# Ordination and the missionary....



## Christopher88 (Feb 1, 2011)

It is clear (to me) that scripture requires the ordination of men to preach the word. Jesus gave Peter ordination, and the Apostles to over see the preaching of the word. From there The Apostles took charge of ordaining proper men for the preaching of the word. 
Paul sent out Timothy etc. 

So the question is; 
Should a missionary be ordained before entering the mission field. 

Mission to the World, does not require it (MTW is PCA mission organization) 
NAMB (North American Mission Board) does not require it

So two major missionary organizations do not require it. However if preaching of the word is something that a man should be ordained to do, why is a missionary not ordained? 

Question B. 
If the conclusion is a missionary by scripture should be ordained; than should woman be missionary's. 

I do not have a problem with women missionary's but I do feel certain roles needs to be done by man. 



Looking forward to the conversation.


----------



## Pergamum (Feb 1, 2011)

All missionaries do not serve in roles of ecclesiastical authority.

Even on church-planting teams, only one or two need to be elder-qualified men. While there is a great pressing need for more elder-qualified ordained men on the field, elder-qualified ordained men are not the only ones rightfully called missionary.

Most missionary teams are comprised of both men and women focusing on a variety of roles, from preaching to teaching women and children, to bible translation, literacy, medical care and education. All of these roles support the goal of discipling the nations.


The OPC is certainly not a loosey-goosey denomination in regards to ecclesiology and they have this to say: Q and A




> As you no doubt know, the term "missionary"' does not refer to a Biblical office. To be sure, those missionaries who have been ordained and called by Christ's church to serve as Evangelists or Teachers of the Word of God on a field will only be men. However, we also use the word "missionary" to refer men or women who have not been called as Evangelists or Teachers but who are appointed to diaconal service that is done alongside the preaching and teaching of God's Word.
> 
> 
> Such service includes the medical service of doctors and nurses, Christian school teachers and administrators, and those who maintain the mission's facilities or who otherwise do that work which demonstrates the love of Christ to those who are the objects of the preaching of the Gospel.
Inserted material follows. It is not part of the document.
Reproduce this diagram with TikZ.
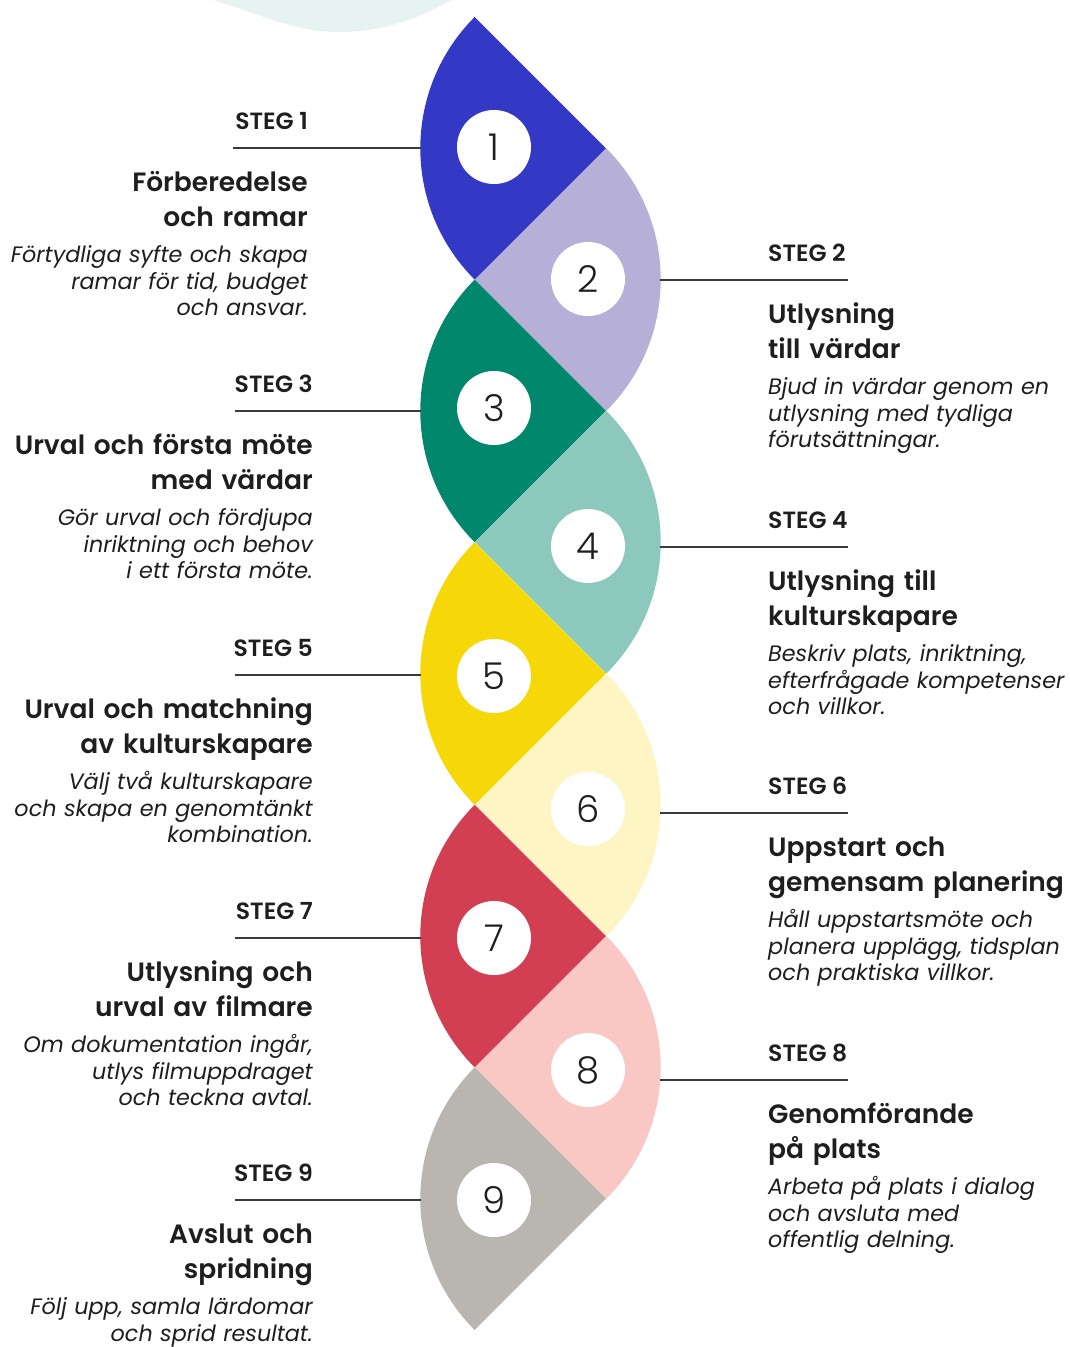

It is in this diaconal type work that the Committee on Foreign Missions of the OPC has found it appropriate to appoint non-ordained men and women to "missionary" service.



So, NO, all missionaries need not be ordained elder-qualified men. We do need more of those types though. And YES, women make great missionaries and have, since Carey's day, comprised an average of 63-64% of the missionary work-force.


----------



## Edward (Feb 1, 2011)

Sonny said:


> It is clear (to me) that scripture requires the ordination of men to preach the word.
> 
> Should a missionary be ordained before entering the mission field.



The question is based upon a faulty premise. Not all missionaries are called to preach the word.


----------